12. Uncertainty and Coherent States

Ground state:

\[
\Delta x \Delta p = \frac{\hbar}{2}
\]

Coherent states minimize uncertainty like ground state but exhibit classical motion:

\[
|\alpha\rangle = e^{-|\alpha|^2/2} \sum_{n=0}^\infty \frac{\alpha^n}{\sqrt{n!}} |n\rangle
\]

13. Time Evolution and Phase Space

Each state evolves with phase:

\[
|\psi_n(t)\rangle = e^{-i E_n t/\hbar} |\psi_n\rangle
\]

Coherent states evolve like classical oscillators in phase space — a key link between quantum and classical worlds.

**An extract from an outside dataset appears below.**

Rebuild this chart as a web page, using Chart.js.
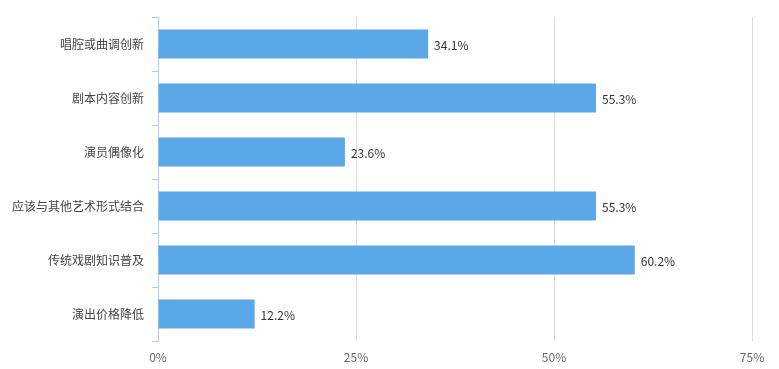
<!DOCTYPE html>
<html>
<head>
<meta charset="utf-8">
<script src="https://cdn.jsdelivr.net/npm/chart.js@4/dist/chart.umd.min.js"></script>
<style>
  html, body { margin: 0; padding: 0; background: #fff; }
  #wrap { width: 779px; height: 369px; }
</style>
</head>
<body>
<div id="wrap"><canvas id="chart"></canvas></div>
<script>
// Categories and percentages
const categories = ['唱腔或曲调创新', '剧本内容创新', '演员偶像化', '应该与其他艺术形式结合', '传统戏剧知识普及', '演出价格降低'];
const percents = [34.1, 55.3, 23.6, 55.3, 60.2, 12.2];
const xTicks = [0, 25, 50, 75];

const FONT = '"Noto Sans CJK SC", "Noto Sans", sans-serif';

// draws the value label just right of each bar
const valueLabels = {
    id: 'valueLabels',
    afterDatasetsDraw(chart) {
        const ctx = chart.ctx;
        const meta = chart.getDatasetMeta(0);
        ctx.save();
        ctx.font = '12px ' + FONT;
        ctx.fillStyle = '#333';
        ctx.textAlign = 'left';
        ctx.textBaseline = 'middle';
        meta.data.forEach((bar, i) => {
            ctx.fillText(percents[i].toFixed(1) + '%', bar.x + 6, bar.y + 1);
        });
        ctx.restore();
    }
};

new Chart(document.getElementById('chart'), {
    type: 'bar',
    data: {
        labels: categories,
        datasets: [{
            data: percents,
            backgroundColor: '#5ba8e9',
            categoryPercentage: 1,
            barPercentage: 0.54
        }]
    },
    options: {
        indexAxis: 'y',
        responsive: true,
        maintainAspectRatio: false,
        animation: false,
        layout: { padding: { top: 17, right: 27, left: 0, bottom: 0 } },
        plugins: {
            legend: { display: false },
            tooltip: { enabled: false }
        },
        scales: {
            x: {
                min: 0,
                max: 75,
                afterBuildTicks: scale => { scale.ticks = xTicks.map(v => ({ value: v })); },
                afterFit: scale => { scale.height = 28; },
                border: { display: false },
                grid: { color: '#dcdcdc', drawTicks: false },
                ticks: {
                    padding: 9,
                    color: '#666',
                    font: { family: FONT, size: 12 },
                    callback: v => v + '%'
                }
            },
            y: {
                afterFit: scale => { scale.width = 158; },
                border: { display: true, color: '#b9cbe0' },
                grid: { drawOnChartArea: false, color: '#b9cbe0', tickLength: 6, offset: true },
                ticks: {
                    padding: 8,
                    color: '#444',
                    font: { family: FONT, size: 12 }
                }
            }
        }
    },
    plugins: [valueLabels]
});
</script>
</body>
</html>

14. Quantum vs Classical Motion

15. Applications Across Physics

• Vibrational modes in molecules
• Phonons in solid-state systems
• Quantum optics and laser theory
• Field quantization in quantum electrodynamics
• Trapped ions and cavity QED

16. Conclusion

The quantum harmonic oscillator is a model of exceptional importance. Its solvability and elegant algebraic structure provide a basis for many advanced theories. From foundational quantum mechanics to cutting-edge technologies, mastering this system is essential for any quantum physicist or engineer.